Sunday, May 29, 2016

La Fête des Mères

This year, France is celebrating La Fête des Mères a celebration that originated centuries ago, on Sunday 29 May. Celebrating women is not a modern concept! It goes back to Greek mythology when Rhea, the mother of all gods and goddesses was duly celebrated during spring. The Romans took over the celebration and the cult of Cybele, the mother of all the Roman gods, survived until the 4th century AD.
The French thought of celebrating mothers and their families as early as in 1806 when Napoleon I intended to implement an official date! But alas, History decided otherwise! The next attempt to create a Mothers’ Day occurred in 1906, a century later, in the little village of Artas in the department of Isère and at the instigation of a man named Prosper Roche who founded the Union Fraternelle in order to pay tribute to the parents of large families. Artas has since been recognized as the cradle of the Fête des Mères celebration.
The city of Lyon followed the example and organized a Mothers’ Day in 1918 to pay tribute to all the women who lost a son and/or husband during World War I, a conflict during which the loss of human lives was astronomical. A couple of years later a Mothers’ Day celebrating the women of large families was implemented in order to encourage women to have children and repopulate a country that had lost 10.5% of its active male population! The celebrations included the award of a medal,“Médailles de la Famille Française”, to those who had many children. However, it was not until 1929 that La Fête des Mères became an official celebration.
It didn’t become part of the calendar until 1941, though, when Marshal Pétain re-launched the celebration during World War II, once more in order to encourage the re-population of the country! The notion of family and housewife were to become the base of the French society for the years to follow. The celebration was very controversial at the time, not only because it had been implemented by the Regime of Vichy, but also because many thought that it was a sexist concept that denied emancipation to women; in other words that recognized them only good enough to have children, cook and clean.

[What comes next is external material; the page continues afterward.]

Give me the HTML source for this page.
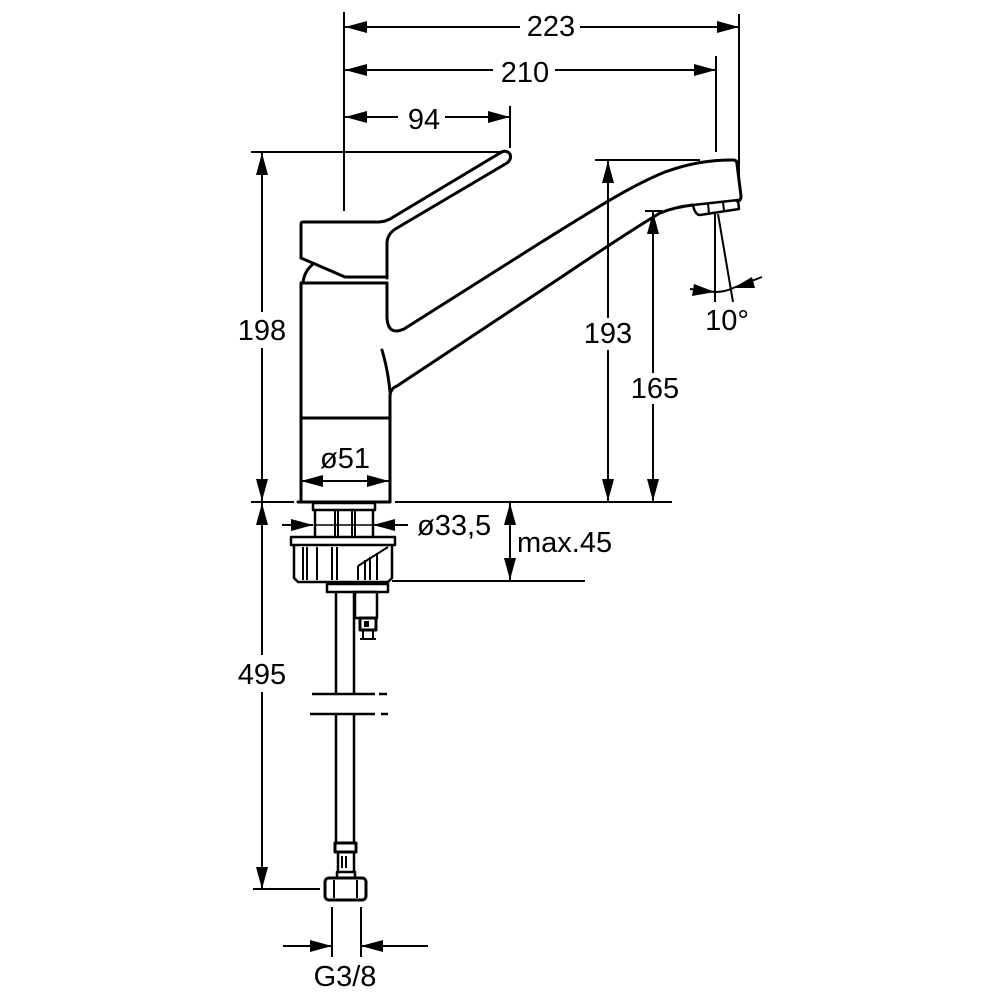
<!DOCTYPE html>
<html><head><meta charset="utf-8"><style>
html,body{margin:0;padding:0;background:#fff;}
svg{display:block;}
text{font-family:"Liberation Sans",Arial,sans-serif;font-size:29px;fill:#000;}
</style></head><body>
<svg width="1000" height="1000" viewBox="0 0 1000 1000" xmlns="http://www.w3.org/2000/svg">
<rect width="1000" height="1000" fill="#fff"/>
<!-- dimension lines -->
<g stroke="#000" stroke-width="2" fill="none">
  <!-- top extension lines -->
  <line x1="344" y1="12" x2="344" y2="211"/>
  <line x1="739" y1="14" x2="739" y2="182"/>
  <line x1="716" y1="56" x2="716" y2="152"/>
  <line x1="510" y1="106" x2="510" y2="148"/>
  <!-- 223 -->
  <line x1="345" y1="27" x2="520" y2="27"/><line x1="580" y1="27" x2="739" y2="27"/>
  <!-- 210 -->
  <line x1="345" y1="70" x2="493" y2="70"/><line x1="555" y1="70" x2="716" y2="70"/>
  <!-- 94 -->
  <line x1="345" y1="117" x2="398" y2="117"/><line x1="445" y1="117" x2="510" y2="117"/>
  <!-- left dims -->
  <line x1="251" y1="152" x2="502" y2="152"/>
  <line x1="262" y1="152" x2="262" y2="312"/><line x1="262" y1="348" x2="262" y2="501"/>
  <line x1="251" y1="502" x2="294" y2="502"/>
  <line x1="262" y1="503" x2="262" y2="655"/><line x1="262" y1="692" x2="262" y2="889"/>
  <line x1="253" y1="889" x2="320" y2="889"/>
  <!-- 193 / 165 -->
  <line x1="595" y1="160" x2="700" y2="160"/>
  <line x1="608" y1="160" x2="608" y2="318"/><line x1="608" y1="350" x2="608" y2="502"/>
  <line x1="645" y1="211" x2="662" y2="211"/>
  <line x1="653" y1="211" x2="653" y2="373"/><line x1="653" y1="404" x2="653" y2="502"/>
  <line x1="395" y1="502" x2="672" y2="502"/>
  <!-- max.45 -->
  <line x1="510" y1="502" x2="510" y2="581"/>
  <line x1="392" y1="581" x2="585" y2="581"/>
  <!-- ø33,5 -->
  <line x1="282" y1="525" x2="313" y2="525"/><line x1="373" y1="525" x2="408" y2="525"/>
  <!-- ø51 -->
  <line x1="301" y1="481" x2="389" y2="481"/>
  <!-- 10° -->
  <line x1="715" y1="214" x2="715" y2="302"/>
  <line x1="718" y1="214" x2="733" y2="302"/>
  <line x1="690" y1="289" x2="715" y2="292"/>
  <path d="M715,292 Q725,292 733,288"/>
  <line x1="762" y1="277" x2="733" y2="288"/>
  <!-- G3/8 -->
  <line x1="332" y1="907" x2="332" y2="957"/><line x1="361" y1="907" x2="361" y2="957"/>
  <line x1="283" y1="946" x2="332" y2="946"/><line x1="361" y1="946" x2="428" y2="946"/>
</g>
<!-- arrowheads -->
<g fill="#000" stroke="none">
  <polygon points="345,27 367,21 367,33"/><polygon points="739,27 717,21 717,33"/>
  <polygon points="345,70 367,64 367,76"/><polygon points="716,70 694,64 694,76"/>
  <polygon points="345,117 367,111 367,123"/><polygon points="510,117 488,111 488,123"/>
  <polygon points="262,153 256,175 268,175"/><polygon points="262,501 256,479 268,479"/>
  <polygon points="262,503 256,525 268,525"/><polygon points="262,889 256,867 268,867"/>
  <polygon points="608,161 602,183 614,183"/><polygon points="608,501 602,479 614,479"/>
  <polygon points="653,212 647,234 659,234"/><polygon points="653,501 647,479 659,479"/>
  <polygon points="510,503 504,525 516,525"/><polygon points="510,580 504,558 516,558"/>
  <polygon points="313,525 291,519 291,531"/><polygon points="373,525 395,519 395,531"/>
  <polygon points="301,481 323,475 323,487"/><polygon points="389,481 367,475 367,487"/>
  <polygon points="715,292 694,284 692,296"/><polygon points="733,288 752,277 755,288"/>
  <polygon points="332,946 310,940 310,952"/><polygon points="361,946 383,940 383,952"/>
</g>
<!-- faucet outline -->
<g stroke="#000" stroke-width="3" fill="none" stroke-linejoin="round" stroke-linecap="round">
  <path d="M301,258 L301,224 Q301,222 303,222 L378,222 Q384,222 390,219 L500,153 Q506,149 510,154 Q512,159 507,163 L397,228 Q388,233 387,242 L387,278"/>
  <path d="M301,258 L345,277 L387,277"/>
  <path d="M312,265 Q304,272 303,283"/>
  <path d="M301,283 L387,283"/>
  <path d="M301,283 L301,502"/>
  <path d="M298,502 L390,502"/>
  <path d="M301,418 L390,418"/>
  <path d="M387,283 L387,318 Q388,336 404,329 L540,243 C590,212 630,186 665,172 C690,163 710,160 733,160 Q737,160 737,164 L741,196 Q741,201 737,201"/>
  <path d="M390,502 L390,395 Q391,388 397,386 L560,278 C600,251 635,228 660,213 Q675,207 693,205"/>
  <path d="M382,350 Q388,370 390,392"/>
  <!-- aerator -->
  <path d="M693,205 L738,200 L739,209 L700,215 Q695,215 693,205 Z" stroke-width="2.5"/>
  <line x1="708" y1="204" x2="709" y2="213" stroke-width="2"/>
  <line x1="723" y1="202" x2="724" y2="211" stroke-width="2"/>
</g>
<!-- base parts -->
<g stroke="#000" stroke-width="2.5" fill="none" stroke-linejoin="round">
  <rect x="313" y="503" width="62" height="7"/>
  <line x1="315" y1="510" x2="315" y2="537"/><line x1="373" y1="510" x2="373" y2="537"/>
  <line x1="335" y1="510" x2="335" y2="537" stroke-width="2"/><line x1="338" y1="510" x2="338" y2="537" stroke-width="2"/>
  <line x1="352" y1="510" x2="352" y2="537" stroke-width="2"/><line x1="355" y1="510" x2="355" y2="537" stroke-width="2"/>
  <line x1="315" y1="525" x2="373" y2="525" stroke-width="1.5"/>
  <rect x="291" y="537" width="104" height="8"/>
  <path d="M294,545 L294,578 L298,582 L388,582 L392,578 L392,545"/>
  <g stroke-width="2">
    <line x1="303" y1="547" x2="303" y2="580"/><line x1="307" y1="547" x2="307" y2="580"/>
    <line x1="317" y1="547" x2="317" y2="580"/><line x1="332" y1="547" x2="332" y2="580"/>
    <line x1="337" y1="547" x2="337" y2="580"/>
    <line x1="358" y1="566" x2="358" y2="580"/><line x1="365" y1="560" x2="365" y2="580"/>
    <line x1="370" y1="557" x2="370" y2="580"/><line x1="377" y1="553" x2="377" y2="580"/>
    <line x1="358" y1="566" x2="388" y2="547"/>
  </g>
  <rect x="327" y="584" width="61" height="8"/>
  <!-- hose -->
  <line x1="336" y1="592" x2="336" y2="694"/><line x1="354" y1="592" x2="354" y2="694"/>
  <line x1="336" y1="714" x2="336" y2="843"/><line x1="354" y1="714" x2="354" y2="843"/>
  <line x1="312" y1="694" x2="375" y2="694"/><line x1="379" y1="694" x2="387" y2="694"/>
  <line x1="310" y1="714" x2="375" y2="714"/><line x1="381" y1="714" x2="388" y2="714"/>
  <!-- small connector -->
  <rect x="355" y="592" width="22" height="26"/>
  <rect x="360" y="618" width="16" height="12" stroke-width="3"/>
  <rect x="364" y="621" width="5" height="6" fill="#000" stroke="none"/>
  <line x1="363" y1="630" x2="363" y2="640" stroke-width="2"/><line x1="373" y1="630" x2="373" y2="640" stroke-width="2"/>
  <line x1="360" y1="639" x2="376" y2="639" stroke-width="2"/>
  <!-- bottom fitting -->
  <rect x="335" y="843" width="21" height="9" stroke-width="3"/>
  <line x1="338" y1="852" x2="338" y2="872"/><line x1="354" y1="852" x2="354" y2="872"/>
  <line x1="342" y1="856" x2="342" y2="868" stroke-width="2"/><line x1="346" y1="856" x2="346" y2="868" stroke-width="2"/>
  <rect x="337" y="872" width="18" height="6"/>
  <rect x="325" y="878" width="41" height="22" rx="4" stroke-width="3"/>
  <line x1="334" y1="880" x2="334" y2="898" stroke-width="2"/><line x1="357" y1="880" x2="357" y2="898" stroke-width="2"/>
</g>
<!-- labels -->
<text x="551" y="36" text-anchor="middle">223</text>
<text x="525" y="82" text-anchor="middle">210</text>
<text x="424" y="129" text-anchor="middle">94</text>
<text x="262" y="340" text-anchor="middle">198</text>
<text x="262" y="684" text-anchor="middle">495</text>
<text x="608" y="343" text-anchor="middle">193</text>
<text x="655" y="398" text-anchor="middle">165</text>
<text x="345" y="468" text-anchor="middle">ø51</text>
<text x="417" y="535">ø33,5</text>
<text x="517" y="552">max.45</text>
<text x="727" y="330" text-anchor="middle">10°</text>
<text x="345" y="986" text-anchor="middle">G3/8</text>
</svg>
</body></html>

People seemed to have forgotten that women had been working in factories to replace the men who were fighting at the front, they had contributed to the war effort, they had proven that they were equal to men and now they were being asked to return to their cooking? The stigma remained for a only few years, however, as women’s suffrage was granted by General Charles De Gaulle at the end of the war (better late than never!) and they painfully but successfully gained their emancipation! French Mothers’ Day is celebrated on the last Sunday in May, unless Pentecost falls on that day, when it is then transferred to the first Sunday in June.